ELFA President and CEO William G. Sutton, CAE, said: “Growth in new business volume appears to be easing somewhat as we head into the summer months. Increases in originations of the magnitude we have experienced during the past two to three years in a recovery mode are probably not sustainable. Nevertheless, a 10%  rate of growth for the period continues a positive trend by businesses to make capex investments in productive assets. Credit quality metrics appear to be stabilizing, returning to pre-recession levels.”

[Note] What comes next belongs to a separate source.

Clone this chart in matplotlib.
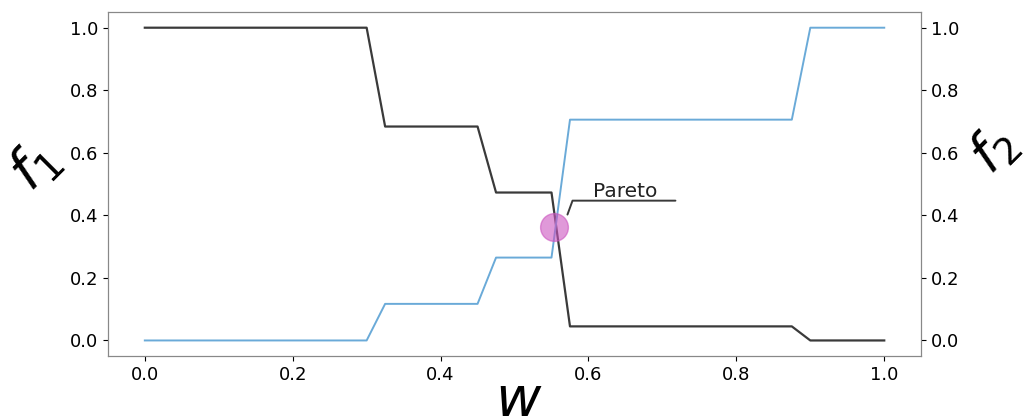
import matplotlib
matplotlib.use("Agg")
import matplotlib.pyplot as plt
import numpy as np

w = np.linspace(0, 1, 41)
# f1 (black) and f2 (blue) values at each w
f1_steps = [(0.300, 1.000), (0.450, 0.684), (0.550, 0.473), (0.875, 0.045), (1.000, 0.000)]
f2_steps = [(0.300, 0.000), (0.450, 0.117), (0.550, 0.265), (0.875, 0.706), (1.000, 1.000)]

def expand(steps):
    vals = []
    for wi in w:
        for edge, v in steps:
            if wi <= edge + 1e-9:
                vals.append(v)
                break
    return vals

f1 = expand(f1_steps)
f2 = expand(f2_steps)

pareto_w, pareto_f = 0.554, 0.364
ticks = [0.0, 0.2, 0.4, 0.6, 0.8, 1.0]

fig = plt.figure(figsize=(10.27, 4.16), dpi=100)
ax = fig.add_axes([0.105, 0.144, 0.792, 0.827])
ax.plot(w, f1, color='#3a3a3a', lw=1.6)
ax.plot(w, f2, color='#6aaad8', lw=1.4)
ax.plot([pareto_w], [pareto_f], 'o', ms=20, color='#cc55c0', alpha=0.6, mec='#cc55c0', zorder=5)

ax.annotate('', xy=(0.5716, 0.4026), xytext=(0.7176, 0.447),
            arrowprops=dict(arrowstyle='-', color='#3a3a3a', lw=1.4,
                            connectionstyle='angle,angleA=0,angleB=70,rad=0',
                            shrinkA=0, shrinkB=0))
ax.text(0.606, 0.458, 'Pareto', fontsize=14.5, color='#222222')

ax.set_xlim(-0.05, 1.05)
ax.set_ylim(-0.05, 1.05)
ax.set_xticks(ticks)
ax.set_yticks(ticks)
ax.tick_params(labelsize=13)
for s in ax.spines.values():
    s.set_color('#888888')

ax2 = ax.twinx()
ax2.set_ylim(-0.05, 1.05)
ax2.set_yticks(ticks)
ax2.tick_params(labelsize=13)
for s in ax2.spines.values():
    s.set_color('#888888')

fig.text(0.034, 0.60, '$f_1$', fontsize=40, rotation=45, ha='center', va='center')
fig.text(0.967, 0.64, '$f_2$', fontsize=38, rotation=45, ha='center', va='center')
fig.text(0.505, -0.03, '$w$', fontsize=40, ha='center', va='bottom')

fig.savefig('out.png', dpi=100)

John McQueen, Executive Vice President and Head of Wells Fargo Equipment Finance, headquartered in Minneapolis, MN, said, “We started to see a positive change in the equipment finance market in Q4-2010 with increased demand and reduced portfolio delinquency.  In my perspective, demand for new equipment was being driven by a combination of factors. These factors include the replacement cycle for older equipment that businesses had been using for longer periods due to a weakening economy as well as companies focusing on acquiring equipment to improve efficiency.  As we enter 2012, we’ve seen a continuation of these trends as Wells Fargo Equipment Finance had record financial performance in 2011, and we continued this momentum during Q1 with 11.5% year-over-year volume growth, a 17.0% backlog increase, strong transaction spreads, and continued portfolio quality improvement.”